Nearly 50 years ago, a similar sentiment was expressed in Prince Chatrichalerm Yukol’s Theptida Rong Raem (Hotel Angel), a classic social-realist film from the politically and socially tumultuous mid-1970s. About midway through it is a humdinger of a scene in which the viewer is tossed back and forth between footage of Malee – a naive country girl – entertaining a brothel customer in Bangkok, and footage of her father showing off the home paid for by her urban remittances.
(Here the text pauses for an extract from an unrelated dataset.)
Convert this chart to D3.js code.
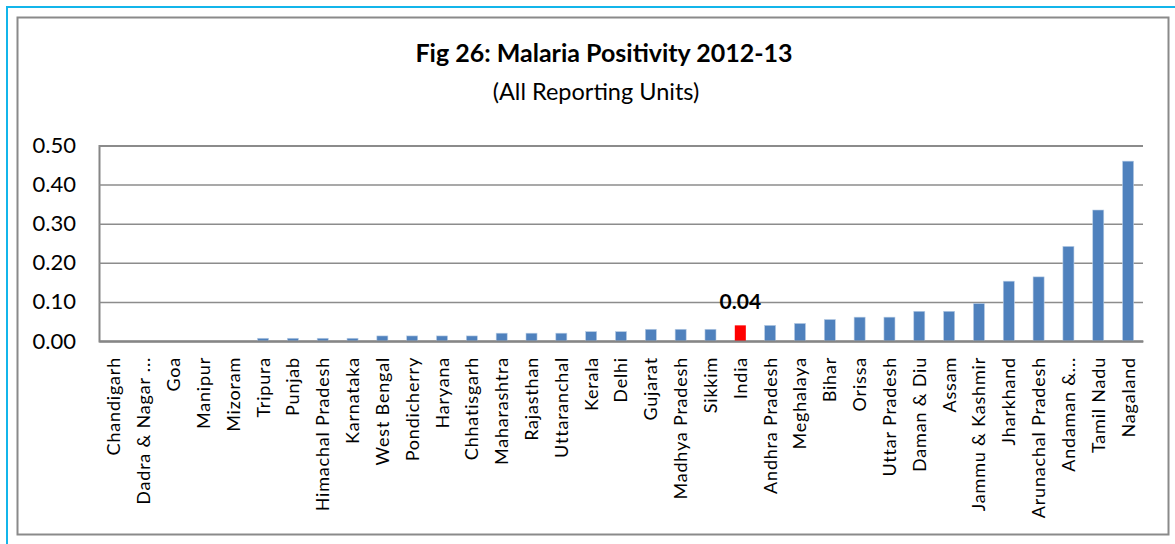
<!doctype html>
<html>
    <head>
        <title>Fig 26 Malaria Positivity</title>
        <script src="https://d3js.org/d3.v7.min.js"></script>
        <style>
            body { margin: 0; background: #fff; }
        </style>
    </head>

    <body>
        <div id="my_dataviz"></div>
        <script>
            // data
            var states = ["Chandigarh", "Dadra & Nagar ...", "Goa", "Manipur", "Mizoram", "Tripura", "Punjab",
                "Himachal Pradesh", "Karnataka", "West Bengal", "Pondicherry", "Haryana", "Chhatisgarh",
                "Maharashtra", "Rajasthan", "Uttaranchal", "Kerala", "Delhi", "Gujarat", "Madhya Pradesh",
                "Sikkim", "India", "Andhra Pradesh", "Meghalaya", "Bihar", "Orissa", "Uttar Pradesh",
                "Daman & Diu", "Assam", "Jammu & Kashmir", "Jharkhand", "Arunachal Pradesh", "Andaman &...",
                "Tamil Nadu", "Nagaland"];
            var positivity = [0, 0, 0, 0, 0, 0.007, 0.007, 0.007, 0.007, 0.013, 0.013, 0.013, 0.013,
                0.02, 0.02, 0.02, 0.024, 0.024, 0.03, 0.03, 0.03, 0.04, 0.04, 0.045, 0.055, 0.061, 0.061,
                0.076, 0.076, 0.096, 0.153, 0.164, 0.242, 0.335, 0.46];
            var yTicks = [0, 0.1, 0.2, 0.3, 0.4, 0.5];
            var highlight = "India";

            var data = states.map(function(s, i) { return {name: s, value: positivity[i]}; });

            // page size and plot area
            var W = 1175, H = 544;
            var margin = {top: 145.5, right: 32, bottom: 203, left: 99},
                width = W - margin.left - margin.right,
                height = H - margin.top - margin.bottom;

            var root = d3.select("#my_dataviz")
            .append("svg")
                .attr("width", W)
                .attr("height", H);

            // outer cyan border and grey chart frame
            root.append("rect")
                .attr("x", 7).attr("y", 7)
                .attr("width", W + 10).attr("height", H + 10)
                .attr("fill", "none")
                .attr("stroke", "#13b5ea")
                .attr("stroke-width", 2);
            root.append("rect")
                .attr("x", 17.5).attr("y", 17.5)
                .attr("width", 1151).attr("height", 517)
                .attr("fill", "#fff")
                .attr("stroke", "#8a8a8a")
                .attr("stroke-width", 2);

            // titles
            root.append("text")
                .attr("x", 604).attr("y", 62)
                .attr("text-anchor", "middle")
                .style("font-family", "Lato")
                .style("font-weight", "bold")
                .style("font-size", "25px")
                .text("Fig 26:  Malaria Positivity 2012-13");
            root.append("text")
                .attr("x", 596).attr("y", 100)
                .attr("text-anchor", "middle")
                .style("font-family", "Lato")
                .style("font-size", "23.5px")
                .text("(All Reporting Units)");

            var svg = root.append("g")
                .attr("transform", "translate(" + margin.left + "," + margin.top + ")");

            var x = d3.scaleBand()
                .domain(states)
                .range([0, width])
                .paddingInner(0.63)
                .paddingOuter(0.315);

            var y = d3.scaleLinear()
                .domain([0, 0.5])
                .range([height, 0]);

            // Y axis with gridlines
            var yAxis = svg.append("g")
                .call(d3.axisLeft(y)
                    .tickValues(yTicks)
                    .tickFormat(d3.format(".2f"))
                    .tickSize(-width)
                    .tickPadding(23));
            yAxis.select(".domain").attr("stroke", "#868686").attr("stroke-width", 2);
            yAxis.selectAll(".tick line").attr("stroke", "#8c8c8c").attr("stroke-width", 1.5);
            yAxis.selectAll(".tick text")
                .style("font-family", "Lato")
                .style("font-size", "22px")
                .attr("fill", "#000");

            // bars
            svg.selectAll(".bar")
                .data(data)
                .enter()
                .append("rect")
                .attr("class", "bar")
                .attr("x", function(d) { return x(d.name); })
                .attr("y", function(d) { return y(d.value); })
                .attr("width", x.bandwidth())
                .attr("height", function(d) { return height - y(d.value); })
                .attr("fill", function(d) { return d.name == highlight ? "#ff0000" : "#4f81bd"; })
                .attr("stroke", function(d) { return d.name == highlight ? "none" : "#b9cde5"; })
                .attr("stroke-width", 0.6);

            // value label on India
            var hi = data.filter(function(d) { return d.name == highlight; })[0];
            svg.append("text")
                .attr("x", x(hi.name) + x.bandwidth() / 2)
                .attr("y", y(hi.value) - 16)
                .attr("text-anchor", "middle")
                .style("font-family", "Lato")
                .style("font-weight", "bold")
                .style("font-size", "21px")
                .text(d3.format(".2f")(hi.value));

            // X axis with rotated state names
            var xAxis = svg.append("g")
                .attr("transform", "translate(0," + height + ")")
                .call(d3.axisBottom(x).tickSize(0).tickSizeOuter(0));
            xAxis.select(".domain").attr("stroke", "#868686").attr("stroke-width", 2);
            xAxis.selectAll(".tick text")
                .attr("transform", "rotate(-90)")
                .attr("x", -16)
                .attr("y", 0)
                .attr("dy", "0.36em")
                .style("text-anchor", "end")
                .style("font-family", "Lato")
                .style("font-size", "18px")
                .style("letter-spacing", "0.8px")
                .attr("fill", "#000");
        </script>
    </body>
</html>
As she moves to unfasten her bra for yet another creepy punter, the camera skips, in the milliseconds before her breasts are revealed, to her father beaming as he proudly flings open the new terrace doors. “This house is what Malee has earned and sent us,” he tells the villagers huddled on the scorched grass out- side. “She’s doing well as a dressmaker.” This montage feels comically crass by today’s standards, but it does signpost the tears and tensions that have long existed between Bangkok – the avaricious beneficiary of the country’s internal colonialism – and a countryside that is perpetually feeding and imagining it.

My favourite driver makes me think about this, too. Sometimes, when riding behind him, I try to picture him back in his home in the northeast, when he’s not rocking that red vest, not breathing the polluted air, not barely surviving due to a faltering economy and mounting competition, not suffering the daily toll of a city that promises so much but surrenders so little. Does he boast of Bangkok, spin yarns, fuel desires? Does he bitterly curse it? And who, if anyone, listens?